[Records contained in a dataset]
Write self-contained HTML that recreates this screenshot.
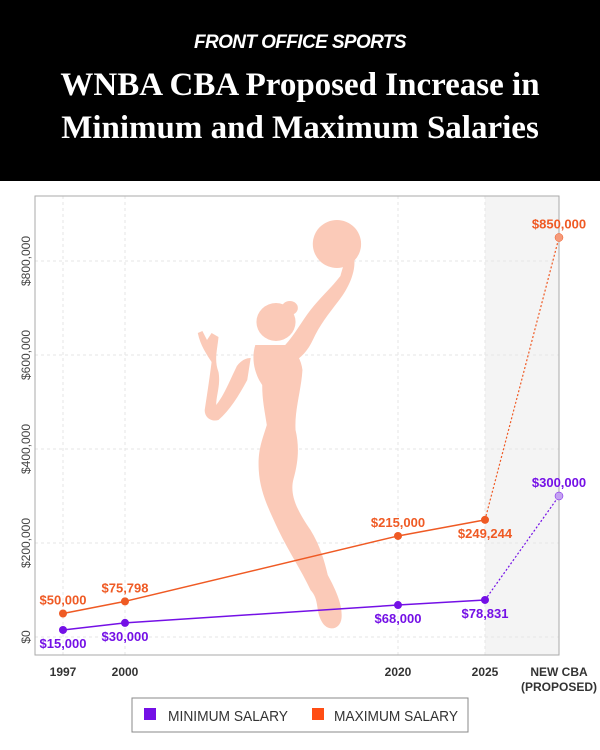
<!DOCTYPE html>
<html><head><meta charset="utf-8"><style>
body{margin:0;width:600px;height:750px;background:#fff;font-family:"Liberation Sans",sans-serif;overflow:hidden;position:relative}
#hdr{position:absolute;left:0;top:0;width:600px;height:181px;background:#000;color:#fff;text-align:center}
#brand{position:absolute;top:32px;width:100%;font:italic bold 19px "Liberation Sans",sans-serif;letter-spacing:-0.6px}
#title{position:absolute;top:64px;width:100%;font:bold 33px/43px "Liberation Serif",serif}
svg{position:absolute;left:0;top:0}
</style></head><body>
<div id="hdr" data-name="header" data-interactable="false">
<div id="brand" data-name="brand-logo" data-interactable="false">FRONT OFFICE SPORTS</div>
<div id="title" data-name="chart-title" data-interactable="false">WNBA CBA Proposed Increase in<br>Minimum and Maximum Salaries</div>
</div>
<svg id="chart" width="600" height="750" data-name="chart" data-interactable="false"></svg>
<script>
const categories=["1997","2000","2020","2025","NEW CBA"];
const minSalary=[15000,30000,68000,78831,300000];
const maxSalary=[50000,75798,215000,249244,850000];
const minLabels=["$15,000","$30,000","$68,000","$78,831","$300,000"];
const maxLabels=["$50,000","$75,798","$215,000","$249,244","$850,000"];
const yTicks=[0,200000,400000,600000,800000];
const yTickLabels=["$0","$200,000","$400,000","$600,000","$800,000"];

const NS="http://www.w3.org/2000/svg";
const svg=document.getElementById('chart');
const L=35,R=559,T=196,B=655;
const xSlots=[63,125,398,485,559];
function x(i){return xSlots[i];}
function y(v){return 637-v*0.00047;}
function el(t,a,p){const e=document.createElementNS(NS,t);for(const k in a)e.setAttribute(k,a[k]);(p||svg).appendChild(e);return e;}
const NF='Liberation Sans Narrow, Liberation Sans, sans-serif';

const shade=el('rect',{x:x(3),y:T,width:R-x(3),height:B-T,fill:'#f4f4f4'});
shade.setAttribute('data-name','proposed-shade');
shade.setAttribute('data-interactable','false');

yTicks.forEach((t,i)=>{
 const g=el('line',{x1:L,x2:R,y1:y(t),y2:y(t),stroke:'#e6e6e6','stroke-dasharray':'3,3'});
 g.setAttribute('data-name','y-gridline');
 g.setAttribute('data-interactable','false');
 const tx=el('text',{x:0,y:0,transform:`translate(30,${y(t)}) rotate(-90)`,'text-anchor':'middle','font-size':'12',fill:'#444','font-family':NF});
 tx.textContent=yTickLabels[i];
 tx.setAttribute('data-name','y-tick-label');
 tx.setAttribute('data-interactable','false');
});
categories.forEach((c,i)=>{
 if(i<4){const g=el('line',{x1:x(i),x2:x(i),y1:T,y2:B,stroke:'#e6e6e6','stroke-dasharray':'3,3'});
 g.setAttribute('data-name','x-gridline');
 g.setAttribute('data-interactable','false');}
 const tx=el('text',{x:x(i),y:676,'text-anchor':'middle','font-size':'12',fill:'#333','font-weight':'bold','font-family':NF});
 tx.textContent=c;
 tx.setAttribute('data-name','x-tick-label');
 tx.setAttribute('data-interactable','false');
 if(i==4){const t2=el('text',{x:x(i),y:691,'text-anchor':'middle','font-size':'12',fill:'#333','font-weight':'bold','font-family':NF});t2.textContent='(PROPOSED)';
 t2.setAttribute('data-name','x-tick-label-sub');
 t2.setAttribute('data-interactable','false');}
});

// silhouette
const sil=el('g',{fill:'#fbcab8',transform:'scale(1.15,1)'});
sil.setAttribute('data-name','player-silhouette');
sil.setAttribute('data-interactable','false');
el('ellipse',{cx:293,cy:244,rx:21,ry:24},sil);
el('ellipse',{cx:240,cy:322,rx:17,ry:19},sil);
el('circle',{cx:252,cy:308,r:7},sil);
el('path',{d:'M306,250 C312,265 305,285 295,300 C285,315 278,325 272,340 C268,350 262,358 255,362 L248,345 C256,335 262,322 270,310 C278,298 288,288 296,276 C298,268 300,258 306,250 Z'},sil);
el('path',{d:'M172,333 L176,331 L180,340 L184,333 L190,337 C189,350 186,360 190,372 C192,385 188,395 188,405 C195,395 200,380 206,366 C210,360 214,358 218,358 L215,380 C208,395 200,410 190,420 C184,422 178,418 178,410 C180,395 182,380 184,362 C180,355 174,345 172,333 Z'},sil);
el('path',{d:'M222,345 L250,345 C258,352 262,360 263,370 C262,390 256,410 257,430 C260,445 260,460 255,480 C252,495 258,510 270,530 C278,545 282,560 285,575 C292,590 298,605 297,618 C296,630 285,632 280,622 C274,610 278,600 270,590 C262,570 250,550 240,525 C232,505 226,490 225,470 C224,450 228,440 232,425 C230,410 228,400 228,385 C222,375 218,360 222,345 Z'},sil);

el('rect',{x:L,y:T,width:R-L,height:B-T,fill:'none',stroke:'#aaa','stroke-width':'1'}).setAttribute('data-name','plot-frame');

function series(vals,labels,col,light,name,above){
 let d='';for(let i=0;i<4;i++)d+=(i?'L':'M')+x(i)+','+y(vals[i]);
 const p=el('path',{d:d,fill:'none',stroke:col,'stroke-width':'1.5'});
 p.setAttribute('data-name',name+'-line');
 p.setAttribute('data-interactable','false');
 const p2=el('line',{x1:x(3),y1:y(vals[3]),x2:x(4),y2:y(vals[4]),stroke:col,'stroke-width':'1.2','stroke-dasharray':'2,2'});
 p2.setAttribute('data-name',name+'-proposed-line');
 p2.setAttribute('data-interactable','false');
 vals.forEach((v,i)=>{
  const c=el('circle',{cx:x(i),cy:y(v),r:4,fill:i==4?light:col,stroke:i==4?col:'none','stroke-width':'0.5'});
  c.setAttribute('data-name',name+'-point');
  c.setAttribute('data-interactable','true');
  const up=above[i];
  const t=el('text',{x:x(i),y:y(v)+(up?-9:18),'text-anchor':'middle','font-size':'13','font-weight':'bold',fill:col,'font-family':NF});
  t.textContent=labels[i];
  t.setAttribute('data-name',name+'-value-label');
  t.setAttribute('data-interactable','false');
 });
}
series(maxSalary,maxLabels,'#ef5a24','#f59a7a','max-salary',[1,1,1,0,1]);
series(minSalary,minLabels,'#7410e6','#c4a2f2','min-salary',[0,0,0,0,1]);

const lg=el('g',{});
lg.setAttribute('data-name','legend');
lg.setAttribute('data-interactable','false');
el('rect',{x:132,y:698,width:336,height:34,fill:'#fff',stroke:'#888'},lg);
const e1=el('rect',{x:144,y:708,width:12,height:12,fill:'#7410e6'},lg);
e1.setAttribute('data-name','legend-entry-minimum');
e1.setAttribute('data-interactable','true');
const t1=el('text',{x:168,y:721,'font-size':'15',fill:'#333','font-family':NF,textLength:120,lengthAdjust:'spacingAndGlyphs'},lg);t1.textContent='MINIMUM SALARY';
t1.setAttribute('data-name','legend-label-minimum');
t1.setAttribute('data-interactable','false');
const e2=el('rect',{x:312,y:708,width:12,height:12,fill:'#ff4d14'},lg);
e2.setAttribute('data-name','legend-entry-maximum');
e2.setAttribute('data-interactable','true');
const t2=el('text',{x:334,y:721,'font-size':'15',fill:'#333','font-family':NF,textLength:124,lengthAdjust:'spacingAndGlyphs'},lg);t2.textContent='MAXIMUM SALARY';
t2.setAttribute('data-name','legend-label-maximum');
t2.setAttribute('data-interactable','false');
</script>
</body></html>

==

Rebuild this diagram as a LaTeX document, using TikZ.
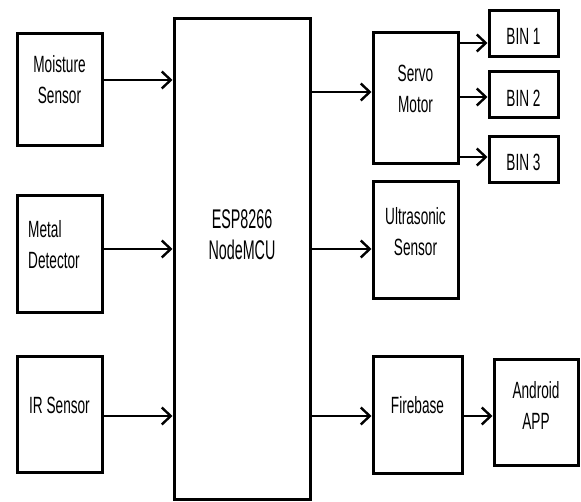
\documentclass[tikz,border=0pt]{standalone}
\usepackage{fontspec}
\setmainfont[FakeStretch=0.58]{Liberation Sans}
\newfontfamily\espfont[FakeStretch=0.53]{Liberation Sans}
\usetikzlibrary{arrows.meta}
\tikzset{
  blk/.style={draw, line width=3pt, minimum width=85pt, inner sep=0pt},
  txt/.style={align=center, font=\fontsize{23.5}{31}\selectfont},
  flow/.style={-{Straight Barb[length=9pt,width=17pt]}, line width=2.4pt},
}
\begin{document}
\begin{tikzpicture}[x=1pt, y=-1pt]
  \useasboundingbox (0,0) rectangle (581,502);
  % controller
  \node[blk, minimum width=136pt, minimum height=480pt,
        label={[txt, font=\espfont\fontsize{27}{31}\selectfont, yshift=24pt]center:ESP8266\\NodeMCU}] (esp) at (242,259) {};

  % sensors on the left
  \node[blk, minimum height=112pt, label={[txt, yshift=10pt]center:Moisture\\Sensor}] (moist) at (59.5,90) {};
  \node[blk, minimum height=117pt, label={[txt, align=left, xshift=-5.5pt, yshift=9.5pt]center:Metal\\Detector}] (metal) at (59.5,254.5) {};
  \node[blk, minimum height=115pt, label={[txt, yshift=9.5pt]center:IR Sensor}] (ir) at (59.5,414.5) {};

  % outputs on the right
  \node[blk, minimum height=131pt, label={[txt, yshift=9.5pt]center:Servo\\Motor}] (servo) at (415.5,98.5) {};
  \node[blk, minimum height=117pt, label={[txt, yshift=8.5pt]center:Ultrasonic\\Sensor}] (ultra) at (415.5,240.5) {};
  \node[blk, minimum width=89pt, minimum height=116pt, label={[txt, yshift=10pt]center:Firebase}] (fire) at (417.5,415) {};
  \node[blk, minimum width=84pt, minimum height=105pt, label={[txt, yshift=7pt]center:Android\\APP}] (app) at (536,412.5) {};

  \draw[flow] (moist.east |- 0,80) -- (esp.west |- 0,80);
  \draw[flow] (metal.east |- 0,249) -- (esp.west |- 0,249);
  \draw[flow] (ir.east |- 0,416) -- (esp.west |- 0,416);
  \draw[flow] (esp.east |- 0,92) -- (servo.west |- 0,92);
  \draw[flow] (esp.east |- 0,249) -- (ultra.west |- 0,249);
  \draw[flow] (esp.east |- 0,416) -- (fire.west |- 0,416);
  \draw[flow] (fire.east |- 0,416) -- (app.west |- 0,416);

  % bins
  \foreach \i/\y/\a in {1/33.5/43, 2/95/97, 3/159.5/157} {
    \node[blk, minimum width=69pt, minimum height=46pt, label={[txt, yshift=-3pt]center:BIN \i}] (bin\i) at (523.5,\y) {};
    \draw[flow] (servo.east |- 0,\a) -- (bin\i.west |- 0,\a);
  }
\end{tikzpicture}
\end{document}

(Goal):
Every line from the one containing "Rebuild this diagram" through the one containing "(app.west |- 0,416);" should be quoted exactly, and no other lines; keep pictures out of the copy.

(Answer):
Rebuild this diagram as a LaTeX document, using TikZ.
\documentclass[tikz,border=0pt]{standalone}
\usepackage{fontspec}
\setmainfont[FakeStretch=0.58]{Liberation Sans}
\newfontfamily\espfont[FakeStretch=0.53]{Liberation Sans}
\usetikzlibrary{arrows.meta}
\tikzset{
  blk/.style={draw, line width=3pt, minimum width=85pt, inner sep=0pt},
  txt/.style={align=center, font=\fontsize{23.5}{31}\selectfont},
  flow/.style={-{Straight Barb[length=9pt,width=17pt]}, line width=2.4pt},
}
\begin{document}
\begin{tikzpicture}[x=1pt, y=-1pt]
  \useasboundingbox (0,0) rectangle (581,502);
  % controller
  \node[blk, minimum width=136pt, minimum height=480pt,
        label={[txt, font=\espfont\fontsize{27}{31}\selectfont, yshift=24pt]center:ESP8266\\NodeMCU}] (esp) at (242,259) {};

  % sensors on the left
  \node[blk, minimum height=112pt, label={[txt, yshift=10pt]center:Moisture\\Sensor}] (moist) at (59.5,90) {};
  \node[blk, minimum height=117pt, label={[txt, align=left, xshift=-5.5pt, yshift=9.5pt]center:Metal\\Detector}] (metal) at (59.5,254.5) {};
  \node[blk, minimum height=115pt, label={[txt, yshift=9.5pt]center:IR Sensor}] (ir) at (59.5,414.5) {};

  % outputs on the right
  \node[blk, minimum height=131pt, label={[txt, yshift=9.5pt]center:Servo\\Motor}] (servo) at (415.5,98.5) {};
  \node[blk, minimum height=117pt, label={[txt, yshift=8.5pt]center:Ultrasonic\\Sensor}] (ultra) at (415.5,240.5) {};
  \node[blk, minimum width=89pt, minimum height=116pt, label={[txt, yshift=10pt]center:Firebase}] (fire) at (417.5,415) {};
  \node[blk, minimum width=84pt, minimum height=105pt, label={[txt, yshift=7pt]center:Android\\APP}] (app) at (536,412.5) {};

  \draw[flow] (moist.east |- 0,80) -- (esp.west |- 0,80);
  \draw[flow] (metal.east |- 0,249) -- (esp.west |- 0,249);
  \draw[flow] (ir.east |- 0,416) -- (esp.west |- 0,416);
  \draw[flow] (esp.east |- 0,92) -- (servo.west |- 0,92);
  \draw[flow] (esp.east |- 0,249) -- (ultra.west |- 0,249);
  \draw[flow] (esp.east |- 0,416) -- (fire.west |- 0,416);
  \draw[flow] (fire.east |- 0,416) -- (app.west |- 0,416);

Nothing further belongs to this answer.